Restate the data word for word and leave the images out.

• DATA SECTION:
◇ ◇ ◇ ◇ ◇

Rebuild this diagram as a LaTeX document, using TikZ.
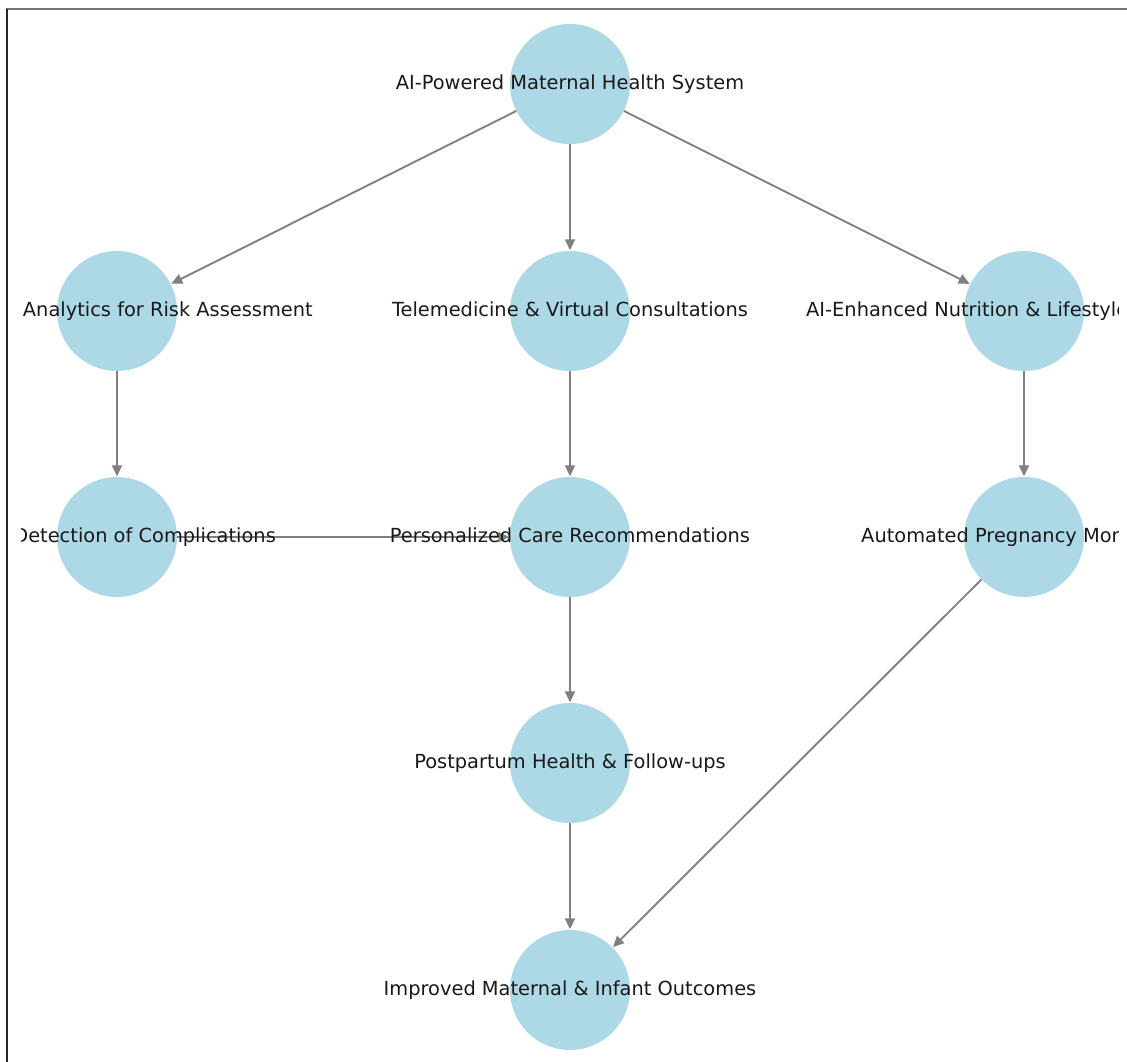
\documentclass[tikz,border=0pt]{standalone}
\usepackage{fontspec}
\setmainfont{DejaVu Sans}
\usetikzlibrary{arrows.meta,backgrounds}
\definecolor{nodeblue}{HTML}{ADD8E6}
\definecolor{edgegray}{HTML}{808080}
\tikzset{
  circ/.style={circle, fill=nodeblue, draw=none, minimum size=120pt, inner sep=0pt},
  lbl/.style={inner sep=0pt, text=black!90, text height=14.7pt, text depth=3.5pt, font=\fontsize{19.4}{23}\selectfont},
  edge/.style={draw=edgegray, line width=1.9pt, -{Triangle[length=11pt,width=10pt]}, shorten >=0.5pt},
  frame/.style={line width=2pt}
}
\begin{document}
\begin{tikzpicture}[x=1pt,y=-1pt]
\useasboundingbox (0,0) rectangle (1127,1062);
% frame
\draw[frame, draw=black!55] (6,9.5) -- (1127,9.5);
\draw[frame, draw=black!85] (7,9) -- (7,1062);
% circles
\node[circ] (c0) at (570,84) {};
\node[circ] (a1) at (117,311) {};
\node[circ] (t1) at (570,311) {};
\node[circ] (n1) at (1024,311) {};
\node[circ] (d2) at (117,537) {};
\node[circ] (p2) at (570,537) {};
\node[circ] (m2) at (1024,537) {};
\node[circ] (f3) at (570,763) {};
\node[circ] (o4) at (570,990) {};
% edges
\begin{pgfonlayer}{background}
\draw[edge] (c0) -- (a1);
\draw[edge] (c0) -- (t1);
\draw[edge] (c0) -- (n1);
\draw[edge] (a1) -- (d2);
\draw[edge] (t1) -- (p2);
\draw[edge] (n1) -- (m2);
\draw[edge] (d2) -- (p2);
\draw[edge] (p2) -- (f3);
\draw[edge] (f3) -- (o4);
\draw[edge] (m2) -- (o4);
\end{pgfonlayer}
% labels (clipped at the picture's edges as in the reference)
\begin{scope}
\clip (21,0) rectangle (1118,1062);
\node[lbl] (lc0) at (c0.center) {AI-Powered Maternal Health System};
\node[lbl] (la1) at (a1.center) {Predictive Analytics for Risk Assessment};
\node[lbl] (lt1) at (t1.center) {Telemedicine \& Virtual Consultations};
\node[lbl, anchor=west] (ln1) at (806,311) {AI-Enhanced Nutrition \& Lifestyle Guidance};
\node[lbl] (ld2) at (d2.center) {Early Detection of Complications};
\node[lbl] (lp2) at (p2.center) {Personalized Care Recommendations};
\node[lbl] (lm2) at (m2.center) {Automated Pregnancy Monitoring};
\node[lbl] (lf3) at (f3.center) {Postpartum Health \& Follow-ups};
\node[lbl] (lo4) at (o4.center) {Improved Maternal \& Infant Outcomes};
\end{scope}
\end{tikzpicture}
\end{document}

◇ ◇ ◇ ◇ ◇

• OUTPUT OF THE TASK:
Rebuild this diagram as a LaTeX document, using TikZ.
\documentclass[tikz,border=0pt]{standalone}
\usepackage{fontspec}
\setmainfont{DejaVu Sans}
\usetikzlibrary{arrows.meta,backgrounds}
\definecolor{nodeblue}{HTML}{ADD8E6}
\definecolor{edgegray}{HTML}{808080}
\tikzset{
  circ/.style={circle, fill=nodeblue, draw=none, minimum size=120pt, inner sep=0pt},
  lbl/.style={inner sep=0pt, text=black!90, text height=14.7pt, text depth=3.5pt, font=\fontsize{19.4}{23}\selectfont},
  edge/.style={draw=edgegray, line width=1.9pt, -{Triangle[length=11pt,width=10pt]}, shorten >=0.5pt},
  frame/.style={line width=2pt}
}
\begin{document}
\begin{tikzpicture}[x=1pt,y=-1pt]
\useasboundingbox (0,0) rectangle (1127,1062);
% frame
\draw[frame, draw=black!55] (6,9.5) -- (1127,9.5);
\draw[frame, draw=black!85] (7,9) -- (7,1062);
% circles
\node[circ] (c0) at (570,84) {};
\node[circ] (a1) at (117,311) {};
\node[circ] (t1) at (570,311) {};
\node[circ] (n1) at (1024,311) {};
\node[circ] (d2) at (117,537) {};
\node[circ] (p2) at (570,537) {};
\node[circ] (m2) at (1024,537) {};
\node[circ] (f3) at (570,763) {};
\node[circ] (o4) at (570,990) {};
% edges
\begin{pgfonlayer}{background}
\draw[edge] (c0) -- (a1);
\draw[edge] (c0) -- (t1);
\draw[edge] (c0) -- (n1);
\draw[edge] (a1) -- (d2);
\draw[edge] (t1) -- (p2);
\draw[edge] (n1) -- (m2);
\draw[edge] (d2) -- (p2);
\draw[edge] (p2) -- (f3);
\draw[edge] (f3) -- (o4);
\draw[edge] (m2) -- (o4);
\end{pgfonlayer}
% labels (clipped at the picture's edges as in the reference)
\begin{scope}
\clip (21,0) rectangle (1118,1062);
\node[lbl] (lc0) at (c0.center) {AI-Powered Maternal Health System};
\node[lbl] (la1) at (a1.center) {Predictive Analytics for Risk Assessment};
\node[lbl] (lt1) at (t1.center) {Telemedicine \& Virtual Consultations};
\node[lbl, anchor=west] (ln1) at (806,311) {AI-Enhanced Nutrition \& Lifestyle Guidance};
\node[lbl] (ld2) at (d2.center) {Early Detection of Complications};
\node[lbl] (lp2) at (p2.center) {Personalized Care Recommendations};
\node[lbl] (lm2) at (m2.center) {Automated Pregnancy Monitoring};
\node[lbl] (lf3) at (f3.center) {Postpartum Health \& Follow-ups};
\node[lbl] (lo4) at (o4.center) {Improved Maternal \& Infant Outcomes};
\end{scope}
\end{tikzpicture}
\end{document}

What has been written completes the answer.